Why Quartz holds, rather than exits.

2 min read

When Quartz was founded in 2015, the deliberate choice was to build the group business by business, on its own balance sheet, rather than to raise outside capital and operate as a fund. This was not a tactical preference. It was a statement about horizon.

A fund is structured to exit. Its incentives, its reporting cadence, and its eventual obligations to limited partners all converge on a date — typically seven to ten years out — at which the position must be liquidated whether or not the underlying business is at its best moment. The mechanism is well understood and, in many contexts, useful. It is not the mechanism we wanted.

A holding company is structured to hold. The asset stays on the balance sheet for as long as it should — sometimes a decade, sometimes considerably longer, occasionally indefinitely. Decisions about reinvestment, succession, and capital allocation are made on the asset's clock, not on a vehicle's calendar.

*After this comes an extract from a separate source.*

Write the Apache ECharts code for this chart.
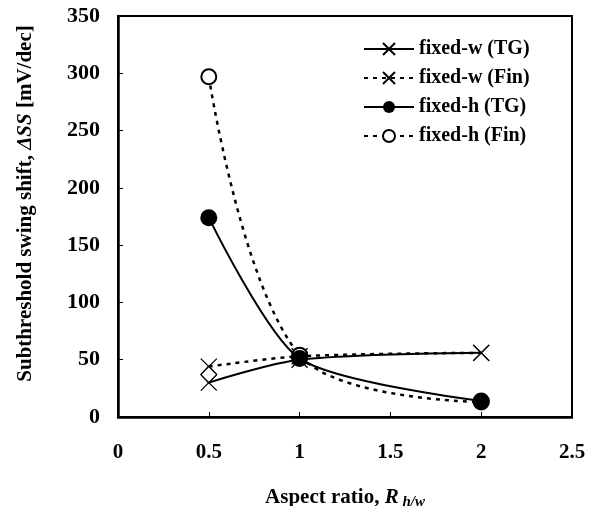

What this asks of the operating teams beneath the group is a particular kind of seriousness. They are not building toward a sale. They are building a business that will be inspected, by us and by their successors, in twenty years. The work changes when the horizon changes. The shortcuts that look reasonable on a five-year exit do not look reasonable on a twenty-year hold.

This is the choice Quartz made in 2015, and it is the choice we have not had occasion to reconsider.